Collected material |
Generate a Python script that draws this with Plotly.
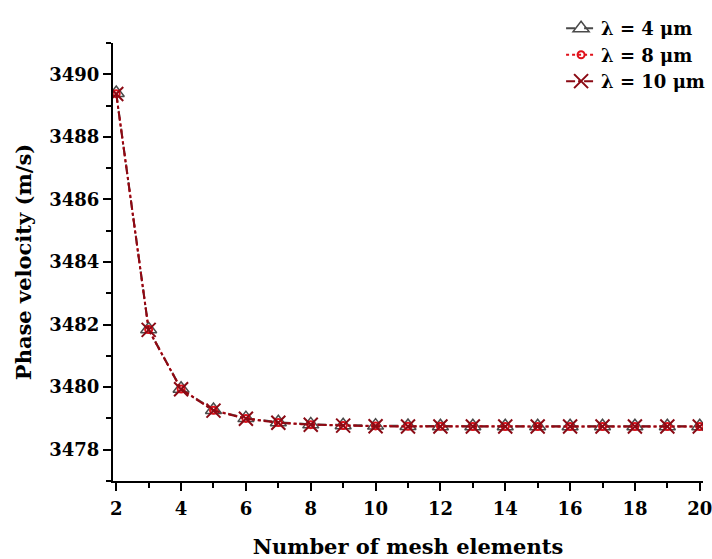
import plotly.graph_objects as go

# Mesh convergence of phase velocity for three wavelengths
mesh_elements = list(range(2, 21))
v_lambda4 = [3489.40, 3481.85, 3479.95, 3479.27, 3479.01, 3478.88, 3478.81, 3478.78, 3478.77,
             3478.76, 3478.75, 3478.75, 3478.75, 3478.75, 3478.75, 3478.75, 3478.75, 3478.75, 3478.75]
v_lambda8 = [3489.38, 3481.84, 3479.94, 3479.26, 3479.00, 3478.87, 3478.80, 3478.77, 3478.76,
             3478.75, 3478.75, 3478.74, 3478.74, 3478.74, 3478.74, 3478.74, 3478.74, 3478.74, 3478.74]
v_lambda10 = [3489.37, 3481.83, 3479.93, 3479.25, 3478.99, 3478.86, 3478.80, 3478.77, 3478.75,
              3478.74, 3478.74, 3478.74, 3478.74, 3478.74, 3478.74, 3478.74, 3478.74, 3478.74, 3478.74]
series_names = ["λ = 4 μm", "λ = 8 μm", "λ = 10 μm"]

font_family = "DejaVu Serif"

fig = go.Figure()
fig.add_trace(go.Scatter(
    x=mesh_elements, y=v_lambda4, name=series_names[0], mode="lines+markers",
    line=dict(color="#4a4a4a", width=2, dash="dash"),
    marker=dict(symbol="triangle-up-open", size=14, color="#4a4a4a", line=dict(width=1.5)),
))
fig.add_trace(go.Scatter(
    x=mesh_elements, y=v_lambda8, name=series_names[1], mode="lines+markers",
    line=dict(color="#e0101a", width=2, dash="dot"),
    marker=dict(symbol="circle-open", size=7, color="#e0101a", line=dict(width=2)),
))
fig.add_trace(go.Scatter(
    x=mesh_elements, y=v_lambda10, name=series_names[2], mode="lines+markers",
    line=dict(color="#8b0a14", width=2, dash="dashdot"),
    marker=dict(symbol="x-thin-open", size=14, color="#8b0a14", line=dict(width=2, color="#8b0a14")),
))

axis_common = dict(
    showline=True, linecolor="black", linewidth=2, mirror=False,
    ticks="outside", ticklen=8, tickwidth=2, tickcolor="black",
    showgrid=False, zeroline=False, automargin=True, ticklabeloverflow="allow",
    tickfont=dict(family=font_family, size=18, color="black", weight="bold"),
)

fig.update_xaxes(
    range=[1.9, 20.1], tickmode="linear", tick0=2, dtick=2,
    minor=dict(ticks="outside", ticklen=5, tickwidth=2, tickcolor="black", dtick=1, tick0=2),
    ticklabelstandoff=2,
    title=dict(text="<b>Number of mesh elements</b>", font=dict(family=font_family, size=21, color="black"),
               standoff=24),
    **axis_common,
)
fig.update_yaxes(
    range=[3477, 3491], tickmode="linear", tick0=3478, dtick=2,
    minor=dict(ticks="outside", ticklen=5, tickwidth=2, tickcolor="black", dtick=1, tick0=3478),
    title=dict(text="<b>Phase velocity (m/s)</b>", font=dict(family=font_family, size=21, color="black"),
               standoff=12),
    **axis_common,
)

fig.update_layout(
    width=712, height=559,
    margin=dict(l=113, r=9, t=43, b=78, autoexpand=False),
    plot_bgcolor="white", paper_bgcolor="white",
    legend=dict(
        x=1.012, y=1.075, xanchor="right", yanchor="top",
        font=dict(family=font_family, size=18, color="black", weight="bold"),
        bgcolor="rgba(0,0,0,0)", itemwidth=30, tracegroupgap=0,
    ),
)

fig.write_html("out.html")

Exercise | Give back exactly the lines from the first line of the data through the line with "import plotly.graph_objects as go", pictures excluded.

Task output |
Generate a Python script that draws this with Plotly.
import plotly.graph_objects as go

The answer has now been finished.